*WORK REQUIRED:* Write the data below out exactly as it stands. Do not include the pictures.

*PROVIDED MATERIAL:*
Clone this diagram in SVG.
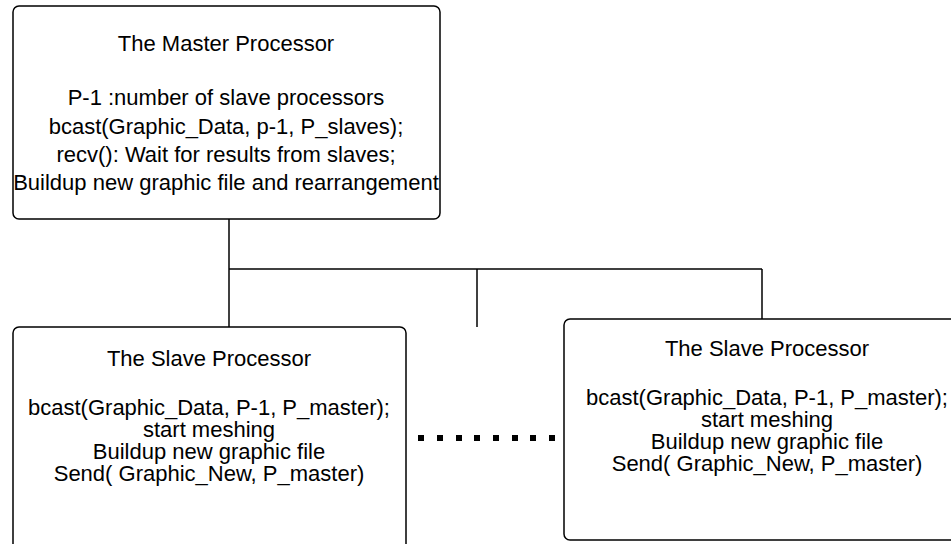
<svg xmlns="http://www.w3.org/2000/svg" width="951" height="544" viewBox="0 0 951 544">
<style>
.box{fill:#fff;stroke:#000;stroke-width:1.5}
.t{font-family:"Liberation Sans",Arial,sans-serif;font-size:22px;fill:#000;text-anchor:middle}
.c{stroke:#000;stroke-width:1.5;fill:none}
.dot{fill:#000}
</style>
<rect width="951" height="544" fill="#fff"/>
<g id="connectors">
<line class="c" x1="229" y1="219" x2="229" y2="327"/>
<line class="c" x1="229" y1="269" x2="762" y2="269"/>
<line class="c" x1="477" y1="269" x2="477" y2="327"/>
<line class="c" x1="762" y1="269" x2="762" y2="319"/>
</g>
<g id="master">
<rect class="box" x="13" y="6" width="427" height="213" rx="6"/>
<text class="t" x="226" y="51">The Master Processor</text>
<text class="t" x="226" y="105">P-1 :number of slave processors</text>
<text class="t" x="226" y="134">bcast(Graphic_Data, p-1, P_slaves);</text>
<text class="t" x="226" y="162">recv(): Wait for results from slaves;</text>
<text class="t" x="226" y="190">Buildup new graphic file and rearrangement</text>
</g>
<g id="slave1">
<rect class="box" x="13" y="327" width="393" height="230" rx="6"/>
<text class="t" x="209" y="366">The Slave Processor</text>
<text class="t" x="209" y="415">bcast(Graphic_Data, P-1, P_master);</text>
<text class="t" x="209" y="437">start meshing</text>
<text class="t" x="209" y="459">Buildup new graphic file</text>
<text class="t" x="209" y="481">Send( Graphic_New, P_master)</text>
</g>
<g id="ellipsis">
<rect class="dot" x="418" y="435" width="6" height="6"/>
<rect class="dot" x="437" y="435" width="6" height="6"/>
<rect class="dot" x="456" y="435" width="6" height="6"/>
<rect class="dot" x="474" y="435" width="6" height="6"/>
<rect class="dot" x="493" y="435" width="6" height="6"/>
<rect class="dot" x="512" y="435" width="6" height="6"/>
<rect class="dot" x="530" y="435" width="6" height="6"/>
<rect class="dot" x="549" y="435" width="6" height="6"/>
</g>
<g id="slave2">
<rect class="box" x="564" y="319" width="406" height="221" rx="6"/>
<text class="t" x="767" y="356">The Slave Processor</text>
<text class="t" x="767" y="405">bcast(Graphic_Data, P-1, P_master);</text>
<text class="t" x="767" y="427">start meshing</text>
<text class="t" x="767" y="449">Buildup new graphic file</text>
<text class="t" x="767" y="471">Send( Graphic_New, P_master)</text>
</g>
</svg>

*RESULT OF THE TASK:*
Clone this diagram in SVG.
<svg xmlns="http://www.w3.org/2000/svg" width="951" height="544" viewBox="0 0 951 544">
<style>
.box{fill:#fff;stroke:#000;stroke-width:1.5}
.t{font-family:"Liberation Sans",Arial,sans-serif;font-size:22px;fill:#000;text-anchor:middle}
.c{stroke:#000;stroke-width:1.5;fill:none}
.dot{fill:#000}
</style>
<rect width="951" height="544" fill="#fff"/>
<g id="connectors">
<line class="c" x1="229" y1="219" x2="229" y2="327"/>
<line class="c" x1="229" y1="269" x2="762" y2="269"/>
<line class="c" x1="477" y1="269" x2="477" y2="327"/>
<line class="c" x1="762" y1="269" x2="762" y2="319"/>
</g>
<g id="master">
<rect class="box" x="13" y="6" width="427" height="213" rx="6"/>
<text class="t" x="226" y="51">The Master Processor</text>
<text class="t" x="226" y="105">P-1 :number of slave processors</text>
<text class="t" x="226" y="134">bcast(Graphic_Data, p-1, P_slaves);</text>
<text class="t" x="226" y="162">recv(): Wait for results from slaves;</text>
<text class="t" x="226" y="190">Buildup new graphic file and rearrangement</text>
</g>
<g id="slave1">
<rect class="box" x="13" y="327" width="393" height="230" rx="6"/>
<text class="t" x="209" y="366">The Slave Processor</text>
<text class="t" x="209" y="415">bcast(Graphic_Data, P-1, P_master);</text>
<text class="t" x="209" y="437">start meshing</text>
<text class="t" x="209" y="459">Buildup new graphic file</text>
<text class="t" x="209" y="481">Send( Graphic_New, P_master)</text>
</g>
<g id="ellipsis">
<rect class="dot" x="418" y="435" width="6" height="6"/>
<rect class="dot" x="437" y="435" width="6" height="6"/>
<rect class="dot" x="456" y="435" width="6" height="6"/>
<rect class="dot" x="474" y="435" width="6" height="6"/>
<rect class="dot" x="493" y="435" width="6" height="6"/>
<rect class="dot" x="512" y="435" width="6" height="6"/>
<rect class="dot" x="530" y="435" width="6" height="6"/>
<rect class="dot" x="549" y="435" width="6" height="6"/>
</g>
<g id="slave2">
<rect class="box" x="564" y="319" width="406" height="221" rx="6"/>
<text class="t" x="767" y="356">The Slave Processor</text>
<text class="t" x="767" y="405">bcast(Graphic_Data, P-1, P_master);</text>
<text class="t" x="767" y="427">start meshing</text>
<text class="t" x="767" y="449">Buildup new graphic file</text>
<text class="t" x="767" y="471">Send( Graphic_New, P_master)</text>
</g>
</svg>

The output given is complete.